The human mind is an incredible and complex machine It absorbs and processes an enormous amount of material every second and can recall and use that information with often little effort. One of the primary ways our brain is successful in doing this is by automating familiar information. Think of learning to drive. As a new driver we spend so much time and energy focusing on all the new information barreling at us…its exhausting. In the beginning stages we are consciously seeing and reacting to the environment and learning habitual manoeuvres. Over time, and more importantly through repetition, these complicated processes become automated and before we know it we are driving and focused on other things.
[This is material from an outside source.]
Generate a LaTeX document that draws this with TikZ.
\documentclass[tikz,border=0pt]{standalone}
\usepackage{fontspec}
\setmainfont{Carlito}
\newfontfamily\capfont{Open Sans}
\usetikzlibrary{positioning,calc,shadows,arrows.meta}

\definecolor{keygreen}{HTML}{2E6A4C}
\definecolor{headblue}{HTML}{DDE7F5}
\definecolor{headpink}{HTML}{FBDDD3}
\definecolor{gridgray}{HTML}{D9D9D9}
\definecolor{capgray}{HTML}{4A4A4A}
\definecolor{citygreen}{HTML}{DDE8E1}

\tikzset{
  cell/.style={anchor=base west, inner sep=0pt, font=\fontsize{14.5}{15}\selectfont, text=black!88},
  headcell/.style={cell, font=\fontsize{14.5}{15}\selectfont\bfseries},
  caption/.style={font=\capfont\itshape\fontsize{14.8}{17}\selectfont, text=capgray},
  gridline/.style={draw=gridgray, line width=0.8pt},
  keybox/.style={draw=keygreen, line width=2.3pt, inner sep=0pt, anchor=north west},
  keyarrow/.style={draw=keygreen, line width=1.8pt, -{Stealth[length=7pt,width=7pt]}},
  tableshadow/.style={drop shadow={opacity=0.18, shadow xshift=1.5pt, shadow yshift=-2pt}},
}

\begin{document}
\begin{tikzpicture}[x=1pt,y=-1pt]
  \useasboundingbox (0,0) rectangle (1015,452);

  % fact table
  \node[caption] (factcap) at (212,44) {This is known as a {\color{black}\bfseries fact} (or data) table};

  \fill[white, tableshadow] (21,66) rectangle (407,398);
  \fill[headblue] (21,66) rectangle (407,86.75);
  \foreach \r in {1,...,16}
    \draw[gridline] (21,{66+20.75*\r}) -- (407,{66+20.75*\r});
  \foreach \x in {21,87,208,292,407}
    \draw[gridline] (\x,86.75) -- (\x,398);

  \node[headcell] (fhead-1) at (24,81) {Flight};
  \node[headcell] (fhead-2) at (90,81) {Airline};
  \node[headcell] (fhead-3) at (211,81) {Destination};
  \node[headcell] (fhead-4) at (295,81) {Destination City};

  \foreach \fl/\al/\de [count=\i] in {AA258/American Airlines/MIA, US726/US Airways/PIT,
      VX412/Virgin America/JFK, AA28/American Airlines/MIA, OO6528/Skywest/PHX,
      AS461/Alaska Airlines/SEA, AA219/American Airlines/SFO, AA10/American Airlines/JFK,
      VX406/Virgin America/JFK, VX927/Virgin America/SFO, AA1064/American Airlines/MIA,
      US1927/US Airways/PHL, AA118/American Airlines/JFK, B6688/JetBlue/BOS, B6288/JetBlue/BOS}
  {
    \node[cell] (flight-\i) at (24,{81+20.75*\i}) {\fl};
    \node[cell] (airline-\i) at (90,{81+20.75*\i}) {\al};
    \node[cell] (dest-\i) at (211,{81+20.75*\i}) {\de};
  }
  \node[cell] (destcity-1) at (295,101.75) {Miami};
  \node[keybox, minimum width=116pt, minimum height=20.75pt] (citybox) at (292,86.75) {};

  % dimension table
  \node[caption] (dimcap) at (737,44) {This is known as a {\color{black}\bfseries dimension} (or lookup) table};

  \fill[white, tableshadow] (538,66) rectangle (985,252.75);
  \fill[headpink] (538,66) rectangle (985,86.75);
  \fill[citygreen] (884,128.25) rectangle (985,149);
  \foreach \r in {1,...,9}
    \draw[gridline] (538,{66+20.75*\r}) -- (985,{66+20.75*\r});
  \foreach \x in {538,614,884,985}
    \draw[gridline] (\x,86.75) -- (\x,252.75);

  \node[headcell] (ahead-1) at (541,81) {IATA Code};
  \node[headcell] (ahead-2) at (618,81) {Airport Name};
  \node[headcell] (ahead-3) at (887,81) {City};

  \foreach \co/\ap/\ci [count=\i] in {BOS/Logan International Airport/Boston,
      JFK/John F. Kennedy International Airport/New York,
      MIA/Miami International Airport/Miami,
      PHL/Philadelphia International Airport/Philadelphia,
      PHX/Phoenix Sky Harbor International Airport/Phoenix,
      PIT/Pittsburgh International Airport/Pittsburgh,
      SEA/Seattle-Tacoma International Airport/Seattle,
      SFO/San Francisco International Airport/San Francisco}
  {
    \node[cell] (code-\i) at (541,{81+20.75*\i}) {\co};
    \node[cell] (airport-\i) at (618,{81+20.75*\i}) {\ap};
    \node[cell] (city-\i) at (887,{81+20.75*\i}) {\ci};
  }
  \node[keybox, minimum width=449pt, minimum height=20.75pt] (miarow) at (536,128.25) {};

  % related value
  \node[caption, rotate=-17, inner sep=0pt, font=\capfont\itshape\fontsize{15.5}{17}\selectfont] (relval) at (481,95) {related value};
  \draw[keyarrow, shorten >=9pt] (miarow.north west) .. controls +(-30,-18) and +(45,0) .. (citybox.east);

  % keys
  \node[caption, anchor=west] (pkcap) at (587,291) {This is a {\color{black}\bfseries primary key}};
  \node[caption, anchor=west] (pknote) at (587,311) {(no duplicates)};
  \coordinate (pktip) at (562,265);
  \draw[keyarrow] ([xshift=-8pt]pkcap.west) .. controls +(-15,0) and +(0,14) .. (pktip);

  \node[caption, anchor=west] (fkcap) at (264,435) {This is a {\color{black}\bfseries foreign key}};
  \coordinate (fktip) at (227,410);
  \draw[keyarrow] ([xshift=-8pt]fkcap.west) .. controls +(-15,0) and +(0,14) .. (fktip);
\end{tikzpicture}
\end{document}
Committed relationships can be similar in the learning and automatizing aspect. At the beginning of courtship our partner is new and exciting and our brain is consciously focused. It’s as if we are studying and downloading all the ins and outs of our partner and the uniqueness of them. As like driving, our brain is working hard to automate all this new and exciting information, as if to be able to predict their thoughts, feelings and behaviours so we can focus on others things. Sounds great, and from the perspective of energy and concentration efficiency it is. There, however, lives the couple brain trap. The misperception that we “know” who our partner is. Through familiarity and experience we feel we can almost predict how they think and feel. Worse yet the assumptions we then begin to make on their behalf. Not only do we make assumptions, which in of itself is never a good idea, but we additionally begin to place expectations on each other. This communication breakdown is a breeding ground for the conflict and hurt feelings in the relationship.

So if this process is natural and automatic, and really an important aspect of how we function, how do we not let it compromise the quality of our relationships? A starting point is simply slowing down and being mindful that although you likely know a great deal about your partner, especially after many years together, they are a separate person and ever evolving. Stay curious and wanting to know what they think and feel rather than assuming when possible.

If you are finding yourself disappointed or frustrated with your partner perhaps check in with yourself and your expectations of them. Did you actually discuss what you need and want from them or is it expected they should just know? It can feel validating when our partner knows what we need or want and that sense of knowing can create a feeling of love and closeness. Just use caution to ensure you communicate and advocate for your needs.

Our lives and responsibilities can have us running full speed in our life, increasing the risk for communication breakdown, unfair assumptions or unspoken expectations. Open, loving, and honest communication is the cornerstone to a successful relationship.